WHAT THE EXERCISE ASKS: Copy nothing but the text: reproduce each line of the listing exactly and leave the pictures out.

PROVIDED MATERIAL:
○ ○ ○

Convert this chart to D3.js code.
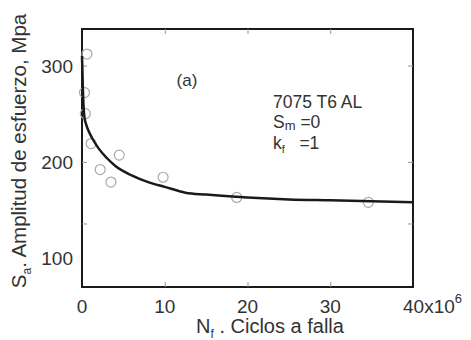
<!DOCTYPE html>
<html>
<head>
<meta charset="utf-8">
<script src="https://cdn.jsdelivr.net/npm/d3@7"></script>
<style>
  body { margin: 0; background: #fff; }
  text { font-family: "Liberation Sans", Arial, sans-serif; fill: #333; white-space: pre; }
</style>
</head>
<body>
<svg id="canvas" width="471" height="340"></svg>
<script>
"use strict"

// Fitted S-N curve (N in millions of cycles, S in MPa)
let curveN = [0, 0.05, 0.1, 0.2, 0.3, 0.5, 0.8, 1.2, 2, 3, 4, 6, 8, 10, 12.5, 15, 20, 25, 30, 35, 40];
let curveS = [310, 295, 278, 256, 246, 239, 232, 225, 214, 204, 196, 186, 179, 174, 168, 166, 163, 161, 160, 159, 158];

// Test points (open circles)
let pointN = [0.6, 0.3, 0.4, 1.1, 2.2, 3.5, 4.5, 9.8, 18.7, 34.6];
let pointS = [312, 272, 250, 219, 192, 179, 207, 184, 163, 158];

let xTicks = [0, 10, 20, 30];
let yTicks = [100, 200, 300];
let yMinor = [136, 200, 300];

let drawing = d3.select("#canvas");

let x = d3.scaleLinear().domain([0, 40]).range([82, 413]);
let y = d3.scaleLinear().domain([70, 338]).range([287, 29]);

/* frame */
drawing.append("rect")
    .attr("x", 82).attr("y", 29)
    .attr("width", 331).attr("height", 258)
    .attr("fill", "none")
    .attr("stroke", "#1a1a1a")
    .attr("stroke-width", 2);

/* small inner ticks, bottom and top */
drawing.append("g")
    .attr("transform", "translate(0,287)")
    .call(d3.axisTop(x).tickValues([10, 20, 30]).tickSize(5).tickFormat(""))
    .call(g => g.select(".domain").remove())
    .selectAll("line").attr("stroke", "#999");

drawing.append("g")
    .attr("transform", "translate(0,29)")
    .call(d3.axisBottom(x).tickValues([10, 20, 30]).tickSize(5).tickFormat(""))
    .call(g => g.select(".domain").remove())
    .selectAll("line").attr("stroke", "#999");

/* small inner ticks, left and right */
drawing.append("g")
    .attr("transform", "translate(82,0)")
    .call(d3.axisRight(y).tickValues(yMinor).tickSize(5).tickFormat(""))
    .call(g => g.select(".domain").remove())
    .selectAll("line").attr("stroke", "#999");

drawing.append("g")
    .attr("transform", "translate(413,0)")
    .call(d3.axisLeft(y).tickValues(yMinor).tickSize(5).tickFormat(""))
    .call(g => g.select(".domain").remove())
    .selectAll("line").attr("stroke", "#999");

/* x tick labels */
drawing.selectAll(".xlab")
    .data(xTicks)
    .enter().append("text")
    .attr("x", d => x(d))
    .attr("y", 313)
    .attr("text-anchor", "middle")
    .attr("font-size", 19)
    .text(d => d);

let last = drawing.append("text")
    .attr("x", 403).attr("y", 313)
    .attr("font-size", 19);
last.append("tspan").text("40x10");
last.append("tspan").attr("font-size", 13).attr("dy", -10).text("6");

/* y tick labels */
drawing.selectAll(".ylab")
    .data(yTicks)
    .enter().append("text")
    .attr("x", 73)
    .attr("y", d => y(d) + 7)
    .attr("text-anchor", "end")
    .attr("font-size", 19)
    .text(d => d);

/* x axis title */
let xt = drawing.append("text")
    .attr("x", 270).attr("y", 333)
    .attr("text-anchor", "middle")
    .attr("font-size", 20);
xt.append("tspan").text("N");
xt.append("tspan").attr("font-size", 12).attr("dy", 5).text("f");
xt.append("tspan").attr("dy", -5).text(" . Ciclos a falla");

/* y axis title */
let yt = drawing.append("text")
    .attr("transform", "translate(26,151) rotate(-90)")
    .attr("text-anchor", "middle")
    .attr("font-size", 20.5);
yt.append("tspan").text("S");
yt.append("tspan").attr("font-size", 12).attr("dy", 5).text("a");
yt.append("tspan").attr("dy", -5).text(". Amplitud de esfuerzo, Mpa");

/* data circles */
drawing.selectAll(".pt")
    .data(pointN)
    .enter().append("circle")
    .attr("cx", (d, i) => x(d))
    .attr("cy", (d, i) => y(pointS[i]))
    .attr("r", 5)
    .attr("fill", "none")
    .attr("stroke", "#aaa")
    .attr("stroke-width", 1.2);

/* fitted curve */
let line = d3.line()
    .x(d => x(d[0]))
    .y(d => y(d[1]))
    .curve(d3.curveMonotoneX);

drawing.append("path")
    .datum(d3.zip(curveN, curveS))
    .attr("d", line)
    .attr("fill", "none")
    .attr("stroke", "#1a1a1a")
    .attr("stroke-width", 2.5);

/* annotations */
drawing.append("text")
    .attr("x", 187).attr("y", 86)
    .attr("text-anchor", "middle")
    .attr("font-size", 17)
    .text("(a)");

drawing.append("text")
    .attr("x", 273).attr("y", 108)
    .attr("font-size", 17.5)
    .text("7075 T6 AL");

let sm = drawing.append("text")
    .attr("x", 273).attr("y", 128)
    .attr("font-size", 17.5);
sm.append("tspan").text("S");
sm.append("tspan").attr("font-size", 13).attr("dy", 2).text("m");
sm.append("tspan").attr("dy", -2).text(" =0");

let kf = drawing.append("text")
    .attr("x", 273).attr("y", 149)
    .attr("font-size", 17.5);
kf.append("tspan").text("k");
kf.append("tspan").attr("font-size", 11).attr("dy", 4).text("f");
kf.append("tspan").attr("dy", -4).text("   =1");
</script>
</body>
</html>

○ ○ ○

WRITTEN SOLUTION:
Convert this chart to D3.js code.
<!DOCTYPE html>
<html>
<head>
<meta charset="utf-8">
<script src="https://cdn.jsdelivr.net/npm/d3@7"></script>
<style>
  body { margin: 0; background: #fff; }
  text { font-family: "Liberation Sans", Arial, sans-serif; fill: #333; white-space: pre; }
</style>
</head>
<body>
<svg id="canvas" width="471" height="340"></svg>
<script>
"use strict"

// Fitted S-N curve (N in millions of cycles, S in MPa)
let curveN = [0, 0.05, 0.1, 0.2, 0.3, 0.5, 0.8, 1.2, 2, 3, 4, 6, 8, 10, 12.5, 15, 20, 25, 30, 35, 40];
let curveS = [310, 295, 278, 256, 246, 239, 232, 225, 214, 204, 196, 186, 179, 174, 168, 166, 163, 161, 160, 159, 158];

// Test points (open circles)
let pointN = [0.6, 0.3, 0.4, 1.1, 2.2, 3.5, 4.5, 9.8, 18.7, 34.6];
let pointS = [312, 272, 250, 219, 192, 179, 207, 184, 163, 158];

let xTicks = [0, 10, 20, 30];
let yTicks = [100, 200, 300];
let yMinor = [136, 200, 300];

let drawing = d3.select("#canvas");

let x = d3.scaleLinear().domain([0, 40]).range([82, 413]);
let y = d3.scaleLinear().domain([70, 338]).range([287, 29]);

/* frame */
drawing.append("rect")
    .attr("x", 82).attr("y", 29)
    .attr("width", 331).attr("height", 258)
    .attr("fill", "none")
    .attr("stroke", "#1a1a1a")
    .attr("stroke-width", 2);

/* small inner ticks, bottom and top */
drawing.append("g")
    .attr("transform", "translate(0,287)")
    .call(d3.axisTop(x).tickValues([10, 20, 30]).tickSize(5).tickFormat(""))
    .call(g => g.select(".domain").remove())
    .selectAll("line").attr("stroke", "#999");

drawing.append("g")
    .attr("transform", "translate(0,29)")
    .call(d3.axisBottom(x).tickValues([10, 20, 30]).tickSize(5).tickFormat(""))
    .call(g => g.select(".domain").remove())
    .selectAll("line").attr("stroke", "#999");

/* small inner ticks, left and right */
drawing.append("g")
    .attr("transform", "translate(82,0)")
    .call(d3.axisRight(y).tickValues(yMinor).tickSize(5).tickFormat(""))
    .call(g => g.select(".domain").remove())
    .selectAll("line").attr("stroke", "#999");

drawing.append("g")
    .attr("transform", "translate(413,0)")
    .call(d3.axisLeft(y).tickValues(yMinor).tickSize(5).tickFormat(""))
    .call(g => g.select(".domain").remove())
    .selectAll("line").attr("stroke", "#999");

/* x tick labels */
drawing.selectAll(".xlab")
    .data(xTicks)
    .enter().append("text")
    .attr("x", d => x(d))
    .attr("y", 313)
    .attr("text-anchor", "middle")
    .attr("font-size", 19)
    .text(d => d);

let last = drawing.append("text")
    .attr("x", 403).attr("y", 313)
    .attr("font-size", 19);
last.append("tspan").text("40x10");
last.append("tspan").attr("font-size", 13).attr("dy", -10).text("6");

/* y tick labels */
drawing.selectAll(".ylab")
    .data(yTicks)
    .enter().append("text")
    .attr("x", 73)
    .attr("y", d => y(d) + 7)
    .attr("text-anchor", "end")
    .attr("font-size", 19)
    .text(d => d);

/* x axis title */
let xt = drawing.append("text")
    .attr("x", 270).attr("y", 333)
    .attr("text-anchor", "middle")
    .attr("font-size", 20);
xt.append("tspan").text("N");
xt.append("tspan").attr("font-size", 12).attr("dy", 5).text("f");
xt.append("tspan").attr("dy", -5).text(" . Ciclos a falla");

/* y axis title */
let yt = drawing.append("text")
    .attr("transform", "translate(26,151) rotate(-90)")
    .attr("text-anchor", "middle")
    .attr("font-size", 20.5);
yt.append("tspan").text("S");
yt.append("tspan").attr("font-size", 12).attr("dy", 5).text("a");
yt.append("tspan").attr("dy", -5).text(". Amplitud de esfuerzo, Mpa");

/* data circles */
drawing.selectAll(".pt")
    .data(pointN)
    .enter().append("circle")
    .attr("cx", (d, i) => x(d))
    .attr("cy", (d, i) => y(pointS[i]))
    .attr("r", 5)
    .attr("fill", "none")
    .attr("stroke", "#aaa")
    .attr("stroke-width", 1.2);

/* fitted curve */
let line = d3.line()
    .x(d => x(d[0]))
    .y(d => y(d[1]))
    .curve(d3.curveMonotoneX);

drawing.append("path")
    .datum(d3.zip(curveN, curveS))
    .attr("d", line)
    .attr("fill", "none")
    .attr("stroke", "#1a1a1a")
    .attr("stroke-width", 2.5);

/* annotations */
drawing.append("text")
    .attr("x", 187).attr("y", 86)
    .attr("text-anchor", "middle")
    .attr("font-size", 17)
    .text("(a)");

drawing.append("text")
    .attr("x", 273).attr("y", 108)
    .attr("font-size", 17.5)
    .text("7075 T6 AL");

let sm = drawing.append("text")
    .attr("x", 273).attr("y", 128)
    .attr("font-size", 17.5);
sm.append("tspan").text("S");
sm.append("tspan").attr("font-size", 13).attr("dy", 2).text("m");
sm.append("tspan").attr("dy", -2).text(" =0");

let kf = drawing.append("text")
    .attr("x", 273).attr("y", 149)
    .attr("font-size", 17.5);
kf.append("tspan").text("k");
kf.append("tspan").attr("font-size", 11).attr("dy", 4).text("f");
kf.append("tspan").attr("dy", -4).text("   =1");
</script>
</body>
</html>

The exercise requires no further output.